Reproduce exactly the run of lines from the one containing "Rebuild this chart" through the one containing "import * as". Pictures do not belong in the copy.

= = =

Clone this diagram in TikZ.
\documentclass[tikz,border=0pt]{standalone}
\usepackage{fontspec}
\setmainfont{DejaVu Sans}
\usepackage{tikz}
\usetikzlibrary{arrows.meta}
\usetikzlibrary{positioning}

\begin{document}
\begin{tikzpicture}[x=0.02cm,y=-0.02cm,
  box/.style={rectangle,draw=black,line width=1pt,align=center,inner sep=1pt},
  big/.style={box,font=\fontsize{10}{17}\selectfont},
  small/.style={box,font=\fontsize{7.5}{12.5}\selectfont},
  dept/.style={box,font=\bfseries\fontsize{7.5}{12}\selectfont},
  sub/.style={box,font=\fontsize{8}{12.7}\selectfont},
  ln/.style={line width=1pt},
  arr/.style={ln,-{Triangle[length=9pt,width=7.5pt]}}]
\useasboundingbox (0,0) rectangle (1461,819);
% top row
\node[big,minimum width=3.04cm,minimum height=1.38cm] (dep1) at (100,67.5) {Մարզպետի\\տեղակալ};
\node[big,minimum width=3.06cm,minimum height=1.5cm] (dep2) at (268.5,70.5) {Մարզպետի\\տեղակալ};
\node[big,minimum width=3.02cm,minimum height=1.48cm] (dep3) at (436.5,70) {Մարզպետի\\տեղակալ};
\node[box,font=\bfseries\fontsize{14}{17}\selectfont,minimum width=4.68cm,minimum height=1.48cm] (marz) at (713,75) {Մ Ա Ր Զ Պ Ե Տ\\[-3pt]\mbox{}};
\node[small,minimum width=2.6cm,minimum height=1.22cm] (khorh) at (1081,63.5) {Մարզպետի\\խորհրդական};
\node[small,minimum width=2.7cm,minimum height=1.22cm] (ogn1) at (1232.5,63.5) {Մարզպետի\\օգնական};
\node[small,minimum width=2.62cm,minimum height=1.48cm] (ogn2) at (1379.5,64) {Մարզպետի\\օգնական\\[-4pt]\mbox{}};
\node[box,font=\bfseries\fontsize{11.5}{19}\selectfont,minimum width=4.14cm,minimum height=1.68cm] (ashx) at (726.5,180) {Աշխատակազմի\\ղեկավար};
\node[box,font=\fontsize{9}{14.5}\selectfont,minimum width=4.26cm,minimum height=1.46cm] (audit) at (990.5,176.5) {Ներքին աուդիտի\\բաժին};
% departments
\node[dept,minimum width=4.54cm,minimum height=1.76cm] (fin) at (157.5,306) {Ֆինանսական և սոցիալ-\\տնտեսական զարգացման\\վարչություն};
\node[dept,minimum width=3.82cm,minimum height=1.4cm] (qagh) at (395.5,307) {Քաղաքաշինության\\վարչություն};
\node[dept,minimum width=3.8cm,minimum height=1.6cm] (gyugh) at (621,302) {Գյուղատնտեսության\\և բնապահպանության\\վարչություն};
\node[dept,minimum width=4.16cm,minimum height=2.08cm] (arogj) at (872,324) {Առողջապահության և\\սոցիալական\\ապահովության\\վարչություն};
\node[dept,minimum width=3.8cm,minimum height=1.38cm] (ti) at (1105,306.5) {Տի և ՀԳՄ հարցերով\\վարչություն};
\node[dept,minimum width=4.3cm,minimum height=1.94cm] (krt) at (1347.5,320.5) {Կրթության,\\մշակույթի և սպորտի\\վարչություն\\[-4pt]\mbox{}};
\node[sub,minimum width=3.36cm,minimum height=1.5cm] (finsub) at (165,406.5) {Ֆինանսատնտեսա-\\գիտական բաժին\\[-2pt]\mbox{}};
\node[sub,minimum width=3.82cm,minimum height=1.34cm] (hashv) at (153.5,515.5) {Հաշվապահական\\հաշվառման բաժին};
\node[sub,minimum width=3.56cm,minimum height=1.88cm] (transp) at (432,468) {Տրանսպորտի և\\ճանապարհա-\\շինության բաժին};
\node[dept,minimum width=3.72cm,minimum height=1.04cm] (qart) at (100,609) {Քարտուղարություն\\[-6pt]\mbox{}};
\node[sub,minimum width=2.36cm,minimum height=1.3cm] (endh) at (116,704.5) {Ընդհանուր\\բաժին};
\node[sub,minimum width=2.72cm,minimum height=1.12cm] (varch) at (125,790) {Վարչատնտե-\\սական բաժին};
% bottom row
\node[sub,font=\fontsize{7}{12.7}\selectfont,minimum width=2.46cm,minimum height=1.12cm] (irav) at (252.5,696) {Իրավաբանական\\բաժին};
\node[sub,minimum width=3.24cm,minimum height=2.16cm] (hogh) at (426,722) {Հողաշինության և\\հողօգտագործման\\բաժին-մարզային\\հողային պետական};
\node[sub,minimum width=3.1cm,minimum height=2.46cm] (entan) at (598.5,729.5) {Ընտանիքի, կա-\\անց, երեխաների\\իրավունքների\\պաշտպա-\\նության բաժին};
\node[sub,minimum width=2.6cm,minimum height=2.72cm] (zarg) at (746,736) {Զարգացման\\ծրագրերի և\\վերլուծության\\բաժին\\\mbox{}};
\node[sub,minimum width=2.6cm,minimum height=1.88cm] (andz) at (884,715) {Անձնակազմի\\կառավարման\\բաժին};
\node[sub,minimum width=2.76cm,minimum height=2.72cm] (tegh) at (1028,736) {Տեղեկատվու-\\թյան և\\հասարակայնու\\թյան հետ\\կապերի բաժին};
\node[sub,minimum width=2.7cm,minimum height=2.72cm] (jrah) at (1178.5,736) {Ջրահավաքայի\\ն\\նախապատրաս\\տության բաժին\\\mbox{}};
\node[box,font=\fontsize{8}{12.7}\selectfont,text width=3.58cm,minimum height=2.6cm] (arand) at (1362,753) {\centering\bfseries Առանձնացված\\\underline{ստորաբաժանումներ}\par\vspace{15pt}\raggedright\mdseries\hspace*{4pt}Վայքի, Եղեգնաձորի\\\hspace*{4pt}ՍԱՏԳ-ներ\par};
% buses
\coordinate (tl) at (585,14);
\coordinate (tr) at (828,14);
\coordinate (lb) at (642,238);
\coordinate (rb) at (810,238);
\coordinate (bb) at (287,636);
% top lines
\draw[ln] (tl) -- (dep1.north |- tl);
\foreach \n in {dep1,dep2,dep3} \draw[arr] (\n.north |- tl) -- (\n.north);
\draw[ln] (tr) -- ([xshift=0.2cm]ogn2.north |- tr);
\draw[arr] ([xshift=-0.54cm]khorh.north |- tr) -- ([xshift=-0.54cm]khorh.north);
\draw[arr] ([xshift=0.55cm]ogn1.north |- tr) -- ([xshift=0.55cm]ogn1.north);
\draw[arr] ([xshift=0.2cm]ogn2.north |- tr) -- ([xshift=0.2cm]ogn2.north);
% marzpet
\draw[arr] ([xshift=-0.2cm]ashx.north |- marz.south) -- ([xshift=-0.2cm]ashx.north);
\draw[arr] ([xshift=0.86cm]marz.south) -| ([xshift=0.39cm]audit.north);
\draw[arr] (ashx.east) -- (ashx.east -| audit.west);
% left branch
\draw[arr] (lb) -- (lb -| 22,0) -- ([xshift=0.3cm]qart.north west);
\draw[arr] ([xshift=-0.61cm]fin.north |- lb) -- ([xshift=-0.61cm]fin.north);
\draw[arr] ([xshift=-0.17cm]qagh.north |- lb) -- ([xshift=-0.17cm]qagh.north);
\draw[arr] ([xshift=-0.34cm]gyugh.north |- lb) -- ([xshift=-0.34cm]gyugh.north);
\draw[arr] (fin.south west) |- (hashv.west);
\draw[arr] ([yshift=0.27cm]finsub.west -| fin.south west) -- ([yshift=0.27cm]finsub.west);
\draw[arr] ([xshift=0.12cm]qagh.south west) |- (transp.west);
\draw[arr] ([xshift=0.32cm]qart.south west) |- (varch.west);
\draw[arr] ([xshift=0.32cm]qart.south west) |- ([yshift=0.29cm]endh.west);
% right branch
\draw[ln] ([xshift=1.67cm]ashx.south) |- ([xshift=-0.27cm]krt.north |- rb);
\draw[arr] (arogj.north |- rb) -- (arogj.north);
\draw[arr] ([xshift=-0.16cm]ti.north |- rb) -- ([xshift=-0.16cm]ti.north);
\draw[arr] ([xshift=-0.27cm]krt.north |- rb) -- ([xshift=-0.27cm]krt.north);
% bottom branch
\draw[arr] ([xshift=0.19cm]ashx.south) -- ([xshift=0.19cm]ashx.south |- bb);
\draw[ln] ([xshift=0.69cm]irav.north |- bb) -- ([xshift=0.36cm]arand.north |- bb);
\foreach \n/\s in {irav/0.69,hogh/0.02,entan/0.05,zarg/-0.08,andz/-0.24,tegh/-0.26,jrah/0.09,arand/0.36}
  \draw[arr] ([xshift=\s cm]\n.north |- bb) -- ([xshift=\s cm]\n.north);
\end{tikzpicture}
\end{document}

= = =

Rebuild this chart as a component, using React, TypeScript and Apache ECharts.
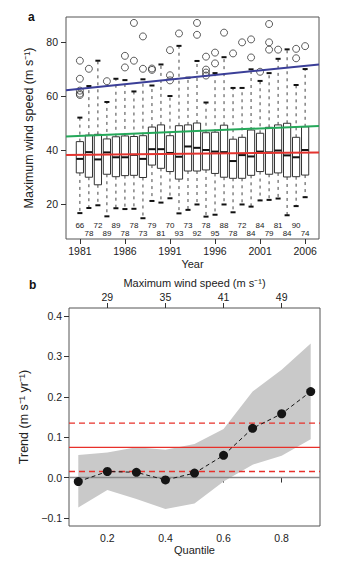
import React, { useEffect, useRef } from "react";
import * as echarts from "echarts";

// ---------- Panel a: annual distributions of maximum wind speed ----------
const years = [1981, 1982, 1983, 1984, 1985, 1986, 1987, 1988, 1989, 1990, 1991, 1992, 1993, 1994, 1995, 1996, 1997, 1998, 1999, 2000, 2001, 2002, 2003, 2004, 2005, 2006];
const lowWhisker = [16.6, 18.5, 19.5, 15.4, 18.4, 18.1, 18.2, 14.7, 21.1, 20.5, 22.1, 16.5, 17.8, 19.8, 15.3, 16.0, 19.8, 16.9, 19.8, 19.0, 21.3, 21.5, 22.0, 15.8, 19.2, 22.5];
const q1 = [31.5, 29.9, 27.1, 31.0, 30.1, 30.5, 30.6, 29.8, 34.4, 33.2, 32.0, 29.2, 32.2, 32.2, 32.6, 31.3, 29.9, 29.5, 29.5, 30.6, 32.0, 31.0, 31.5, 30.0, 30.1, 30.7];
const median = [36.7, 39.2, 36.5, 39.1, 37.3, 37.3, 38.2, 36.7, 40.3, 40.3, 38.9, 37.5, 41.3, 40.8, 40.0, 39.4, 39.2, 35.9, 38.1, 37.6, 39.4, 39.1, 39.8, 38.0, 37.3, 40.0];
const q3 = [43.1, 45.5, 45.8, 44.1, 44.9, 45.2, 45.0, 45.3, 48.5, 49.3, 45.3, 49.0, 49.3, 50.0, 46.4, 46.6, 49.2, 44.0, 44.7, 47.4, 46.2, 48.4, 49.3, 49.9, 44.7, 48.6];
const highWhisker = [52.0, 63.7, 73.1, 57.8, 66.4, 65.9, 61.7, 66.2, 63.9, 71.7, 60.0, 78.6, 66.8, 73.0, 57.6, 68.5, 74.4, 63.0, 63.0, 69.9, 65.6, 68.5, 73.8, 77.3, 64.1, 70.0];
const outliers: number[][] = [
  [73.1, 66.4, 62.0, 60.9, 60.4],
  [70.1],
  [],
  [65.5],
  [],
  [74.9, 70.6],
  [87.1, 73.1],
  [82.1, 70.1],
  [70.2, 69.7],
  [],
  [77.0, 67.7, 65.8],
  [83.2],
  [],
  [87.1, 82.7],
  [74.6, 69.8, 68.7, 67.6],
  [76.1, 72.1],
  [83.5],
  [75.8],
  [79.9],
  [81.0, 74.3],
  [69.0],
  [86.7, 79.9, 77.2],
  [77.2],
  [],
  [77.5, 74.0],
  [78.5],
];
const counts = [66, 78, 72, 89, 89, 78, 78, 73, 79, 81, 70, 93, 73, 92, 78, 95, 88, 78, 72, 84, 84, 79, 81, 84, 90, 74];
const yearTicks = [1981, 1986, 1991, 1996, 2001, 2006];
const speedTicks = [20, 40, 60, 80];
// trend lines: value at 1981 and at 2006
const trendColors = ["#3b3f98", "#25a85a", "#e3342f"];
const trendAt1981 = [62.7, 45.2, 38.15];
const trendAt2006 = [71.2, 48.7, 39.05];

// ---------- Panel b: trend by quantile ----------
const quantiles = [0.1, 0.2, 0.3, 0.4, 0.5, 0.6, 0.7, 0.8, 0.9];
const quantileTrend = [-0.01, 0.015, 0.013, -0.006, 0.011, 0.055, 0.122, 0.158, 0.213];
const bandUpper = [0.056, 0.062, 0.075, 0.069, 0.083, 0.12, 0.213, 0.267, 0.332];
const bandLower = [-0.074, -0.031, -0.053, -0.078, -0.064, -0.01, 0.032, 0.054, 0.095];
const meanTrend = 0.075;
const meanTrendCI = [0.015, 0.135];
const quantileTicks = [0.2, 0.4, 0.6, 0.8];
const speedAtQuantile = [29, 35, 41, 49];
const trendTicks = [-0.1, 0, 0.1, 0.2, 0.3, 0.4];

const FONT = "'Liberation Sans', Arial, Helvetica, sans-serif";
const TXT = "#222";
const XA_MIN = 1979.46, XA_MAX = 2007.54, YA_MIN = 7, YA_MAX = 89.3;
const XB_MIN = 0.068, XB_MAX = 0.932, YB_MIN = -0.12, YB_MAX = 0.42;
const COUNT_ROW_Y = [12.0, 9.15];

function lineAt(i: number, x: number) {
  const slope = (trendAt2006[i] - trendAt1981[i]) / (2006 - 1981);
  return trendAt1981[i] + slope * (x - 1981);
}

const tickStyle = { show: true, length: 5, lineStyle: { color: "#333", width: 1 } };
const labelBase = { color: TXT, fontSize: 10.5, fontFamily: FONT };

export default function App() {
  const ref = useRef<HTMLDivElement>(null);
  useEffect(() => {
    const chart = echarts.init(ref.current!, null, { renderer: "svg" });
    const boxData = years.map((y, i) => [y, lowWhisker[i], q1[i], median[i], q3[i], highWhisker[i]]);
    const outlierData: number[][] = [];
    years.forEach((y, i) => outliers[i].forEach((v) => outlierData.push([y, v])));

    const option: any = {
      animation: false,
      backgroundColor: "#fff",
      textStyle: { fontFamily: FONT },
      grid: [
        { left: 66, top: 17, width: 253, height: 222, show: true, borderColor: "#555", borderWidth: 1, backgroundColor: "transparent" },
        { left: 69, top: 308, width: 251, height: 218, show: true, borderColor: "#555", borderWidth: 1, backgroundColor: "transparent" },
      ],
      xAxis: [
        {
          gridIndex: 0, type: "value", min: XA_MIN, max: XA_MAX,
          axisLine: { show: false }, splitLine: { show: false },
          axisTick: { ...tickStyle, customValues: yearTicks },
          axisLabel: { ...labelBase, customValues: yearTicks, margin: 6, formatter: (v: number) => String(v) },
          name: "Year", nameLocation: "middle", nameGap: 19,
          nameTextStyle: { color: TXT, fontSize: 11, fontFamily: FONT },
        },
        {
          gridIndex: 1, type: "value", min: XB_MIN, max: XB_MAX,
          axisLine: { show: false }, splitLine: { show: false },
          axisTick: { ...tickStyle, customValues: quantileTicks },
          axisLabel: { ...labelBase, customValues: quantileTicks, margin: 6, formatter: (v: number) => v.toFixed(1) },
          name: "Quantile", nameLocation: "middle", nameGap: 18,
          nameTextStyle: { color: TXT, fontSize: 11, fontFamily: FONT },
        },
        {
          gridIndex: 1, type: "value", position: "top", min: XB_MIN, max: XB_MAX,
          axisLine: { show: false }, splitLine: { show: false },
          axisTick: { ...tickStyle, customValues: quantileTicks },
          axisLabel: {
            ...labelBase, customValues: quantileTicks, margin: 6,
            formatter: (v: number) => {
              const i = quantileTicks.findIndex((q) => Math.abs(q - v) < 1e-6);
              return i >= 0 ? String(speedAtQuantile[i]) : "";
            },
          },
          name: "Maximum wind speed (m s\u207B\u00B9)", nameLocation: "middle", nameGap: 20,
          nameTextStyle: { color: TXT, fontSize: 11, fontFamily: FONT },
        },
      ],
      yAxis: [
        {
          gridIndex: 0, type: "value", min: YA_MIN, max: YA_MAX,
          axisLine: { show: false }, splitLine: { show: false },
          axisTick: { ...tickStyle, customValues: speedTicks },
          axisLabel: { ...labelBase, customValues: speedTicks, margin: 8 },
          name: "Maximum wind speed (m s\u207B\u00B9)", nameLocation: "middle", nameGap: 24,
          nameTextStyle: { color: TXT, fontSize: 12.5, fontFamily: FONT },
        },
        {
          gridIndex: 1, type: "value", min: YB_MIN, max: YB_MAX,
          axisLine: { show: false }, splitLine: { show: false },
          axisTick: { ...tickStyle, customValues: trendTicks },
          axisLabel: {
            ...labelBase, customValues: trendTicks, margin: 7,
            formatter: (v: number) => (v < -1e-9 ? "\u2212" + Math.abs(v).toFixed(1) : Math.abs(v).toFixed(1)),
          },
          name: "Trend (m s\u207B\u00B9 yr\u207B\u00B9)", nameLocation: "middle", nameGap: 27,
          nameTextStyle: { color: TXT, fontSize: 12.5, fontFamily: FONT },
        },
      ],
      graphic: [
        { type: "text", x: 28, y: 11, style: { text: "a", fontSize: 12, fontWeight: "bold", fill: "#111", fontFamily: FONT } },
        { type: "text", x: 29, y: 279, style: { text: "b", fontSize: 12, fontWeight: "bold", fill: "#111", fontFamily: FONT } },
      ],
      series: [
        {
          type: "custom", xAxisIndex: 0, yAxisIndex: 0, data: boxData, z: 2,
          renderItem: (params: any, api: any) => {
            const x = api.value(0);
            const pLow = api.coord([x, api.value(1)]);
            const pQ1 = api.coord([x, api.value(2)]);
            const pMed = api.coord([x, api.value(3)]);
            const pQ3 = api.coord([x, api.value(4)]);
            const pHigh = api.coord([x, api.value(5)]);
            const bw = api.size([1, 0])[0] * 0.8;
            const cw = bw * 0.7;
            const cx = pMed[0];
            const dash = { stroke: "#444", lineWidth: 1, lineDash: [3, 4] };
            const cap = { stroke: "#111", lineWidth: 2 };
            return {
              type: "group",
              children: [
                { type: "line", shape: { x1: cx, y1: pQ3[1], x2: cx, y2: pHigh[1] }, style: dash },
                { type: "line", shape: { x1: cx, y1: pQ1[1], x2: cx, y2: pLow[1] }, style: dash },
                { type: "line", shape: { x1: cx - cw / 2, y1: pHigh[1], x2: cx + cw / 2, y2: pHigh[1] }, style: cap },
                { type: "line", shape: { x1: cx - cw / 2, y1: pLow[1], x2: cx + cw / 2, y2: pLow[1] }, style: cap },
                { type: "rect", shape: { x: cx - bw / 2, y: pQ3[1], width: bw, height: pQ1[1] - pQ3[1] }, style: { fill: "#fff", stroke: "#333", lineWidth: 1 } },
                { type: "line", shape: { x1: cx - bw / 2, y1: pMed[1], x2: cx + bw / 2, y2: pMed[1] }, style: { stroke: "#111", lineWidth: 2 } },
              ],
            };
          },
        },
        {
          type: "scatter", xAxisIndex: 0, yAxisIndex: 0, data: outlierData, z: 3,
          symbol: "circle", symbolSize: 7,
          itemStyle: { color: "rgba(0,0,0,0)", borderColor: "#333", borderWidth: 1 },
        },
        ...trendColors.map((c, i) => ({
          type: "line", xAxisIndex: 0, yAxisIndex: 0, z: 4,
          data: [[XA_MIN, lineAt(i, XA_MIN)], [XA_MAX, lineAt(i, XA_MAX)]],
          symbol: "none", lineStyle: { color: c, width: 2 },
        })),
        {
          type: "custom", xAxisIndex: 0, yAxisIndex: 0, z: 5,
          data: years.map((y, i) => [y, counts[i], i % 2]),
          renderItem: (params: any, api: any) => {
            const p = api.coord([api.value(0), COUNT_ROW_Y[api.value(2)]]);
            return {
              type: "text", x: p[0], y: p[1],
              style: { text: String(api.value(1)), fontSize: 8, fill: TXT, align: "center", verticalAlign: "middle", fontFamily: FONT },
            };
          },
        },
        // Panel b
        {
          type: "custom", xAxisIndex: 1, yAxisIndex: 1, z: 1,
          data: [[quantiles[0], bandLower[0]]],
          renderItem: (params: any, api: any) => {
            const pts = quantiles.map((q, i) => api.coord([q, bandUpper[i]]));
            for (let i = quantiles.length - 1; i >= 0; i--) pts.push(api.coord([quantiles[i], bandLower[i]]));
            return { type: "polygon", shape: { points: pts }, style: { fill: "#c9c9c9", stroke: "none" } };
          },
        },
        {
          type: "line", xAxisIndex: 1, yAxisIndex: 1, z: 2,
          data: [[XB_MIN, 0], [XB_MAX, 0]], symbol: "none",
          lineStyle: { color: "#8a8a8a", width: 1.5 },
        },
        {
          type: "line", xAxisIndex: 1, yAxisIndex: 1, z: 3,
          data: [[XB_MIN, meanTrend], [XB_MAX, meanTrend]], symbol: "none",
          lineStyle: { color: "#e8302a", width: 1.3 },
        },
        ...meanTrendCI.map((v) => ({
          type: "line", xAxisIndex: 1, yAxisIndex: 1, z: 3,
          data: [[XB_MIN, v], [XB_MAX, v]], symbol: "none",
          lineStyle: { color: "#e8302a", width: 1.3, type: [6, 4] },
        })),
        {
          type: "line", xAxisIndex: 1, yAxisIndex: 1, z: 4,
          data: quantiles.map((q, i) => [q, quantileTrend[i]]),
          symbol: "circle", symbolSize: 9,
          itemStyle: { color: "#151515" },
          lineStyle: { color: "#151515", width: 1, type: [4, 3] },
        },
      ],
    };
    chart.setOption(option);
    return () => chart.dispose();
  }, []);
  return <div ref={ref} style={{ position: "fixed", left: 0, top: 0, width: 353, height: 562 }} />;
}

= = =

> **Response to this task**:
Rebuild this chart as a component, using React, TypeScript and Apache ECharts.
import React, { useEffect, useRef } from "react";
import * as echarts from "echarts";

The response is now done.